" Por tudo e por Nada "

  •  Quem pergunta, quer saber !

 

    ©  Lúcia Costa Melo Simas ( 2012 )

 
 
 
 
 

   Invasão das Sombras

 [ Acessos internos à entrada do Museu de Foz Côa. (pormenor). V. Nova de Foz Côa,2012 ]

© Levi Malho - Imagem digital

 


 

    “Vá ler os meus livros”  ----- era a resposta que Hegel dava a quem dele se acercava para lhe pedir que explicasse algum ponto da sua extensíssima obra. Não era ilustrada, nem tinha capas atraentes como os livros de agora. Eram de papel leve com ideias pesadas. O contrário dos nossos livros que são pesadíssimos, de bom papel e ideias leves. Aparentemente, esta reação de Hegel até pode parecer desabrida ou antipática com tal resposta. Mas que podia o filósofo dizer? Comunicar é cada vez mais a simplificação e a frase feita. Com um pouco de atenção, nota-se que as pessoas falam para não dizer nada.

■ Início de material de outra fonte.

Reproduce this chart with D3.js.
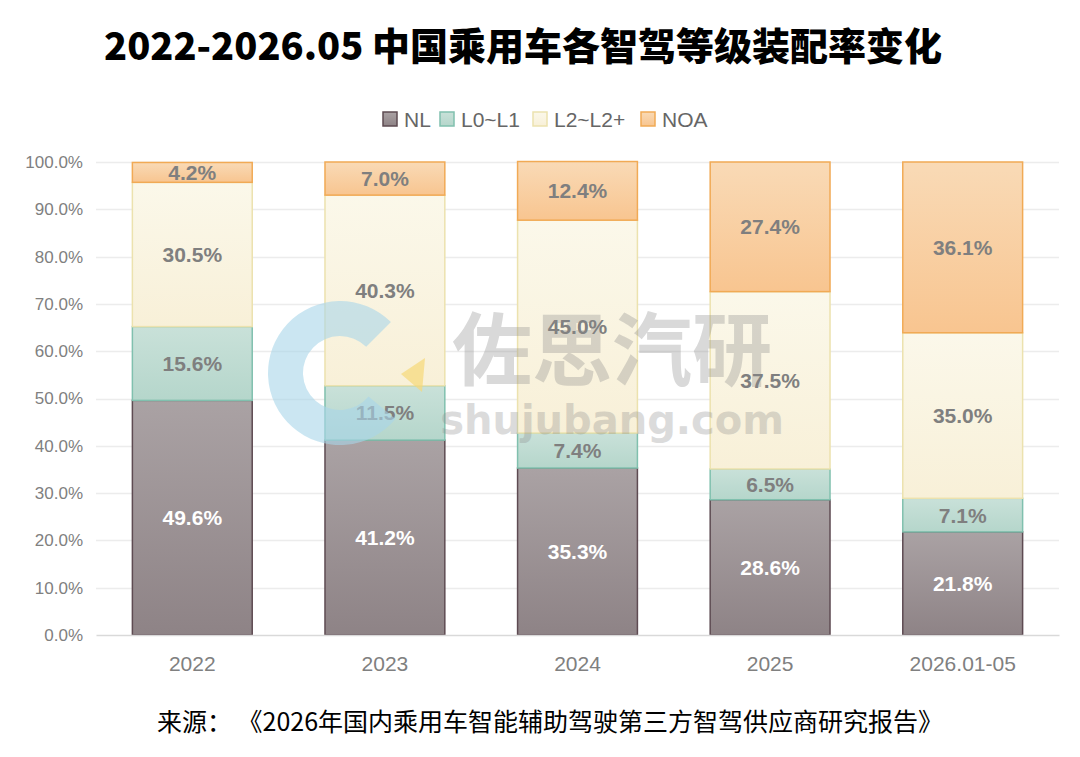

Quem discursar, que acontece? Ouvimos bem uma frase. À quarta já estamos a criticar, resmungar e quando chegar a meio, já perdemos o fio do discurso. Mas será que era discurso e tinha fio? Deixou-se de cuidar seriamente da lógica, da argumentação com rigor, das falsas questões. Falamos e basta.
    Considera-se que comunicar, é dizer pouco e rápido. Mas isso é impossível para tentar perceber temas complexos, que implicam estudos profundos, uso com rigor dos conceitos, conhecer bem o problema e as suas vertentes. Raro será o professor de filosofia, nem se diz filósofo, que aceite um debate de ideias. A sua capacidade de pensar não é posta à prova, mas a velocidade. Pela pressa, as deduções e a ilação a que quer chegar ficam pelo caminho. Nem tem caminho. Em três palavras já tudo deve ser comunicado. Como o boletim Meteorológico que se ouve e vê e, bem pausado e repetido várias vezes ao dia. De mapa ao lado! Com todo o respeito que os meteorologistas merecem, ali só apresentam o resultado. Ninguém interroga: Como é que sabe isso? Ontem não disse que ia chover e choveu? Como se pode dizer uma qualquer verdade sem revelar como se chegou lá? “Troque isso por miúdos” É receita de um entrevistador bem preparado. Mas trocar por miúdos é tartamudear umas frases mal acabadas e mal começadas por quem se vê com um obstáculo de contar como se iniciou o Big-Bang em três minutos em menos de três no presente.
        Toda a gente quer respostas simples para problemas cada vez mais complexos e depois admiramo-nos de não entender nada. Primeiro há que saber o que se quer entender. Se é querer entender “tudo” não vale a pena perguntar “nada”. Se não se quer saber “nada”, podemos perguntar “tudo”.
    A crise anda de boca em boca. Uns acham que passa, outros que se agrava, culpa-se estes ou aqueles, mais o fim do mundo, apocalipse, conspirações e forças ocultas. Milhares de pessoas sabem a causa, outros milhares ficam perplexos, há ainda os que exigem explicações, há quem culpe o passado, a sorte, este ou aquele país, a corrupção, a economia, a banca, a velhice dos que não morrem como se previa quando foram para a reforma. Há os vão buscar as culpas longe e outras atrás da porta da rua e, com mais ou menos riso e caricatura, acabam por cair num facto qualquer sem mais argumentos e por lá se quedam. A bandeira torta num dia solene? Quem se lembra ainda?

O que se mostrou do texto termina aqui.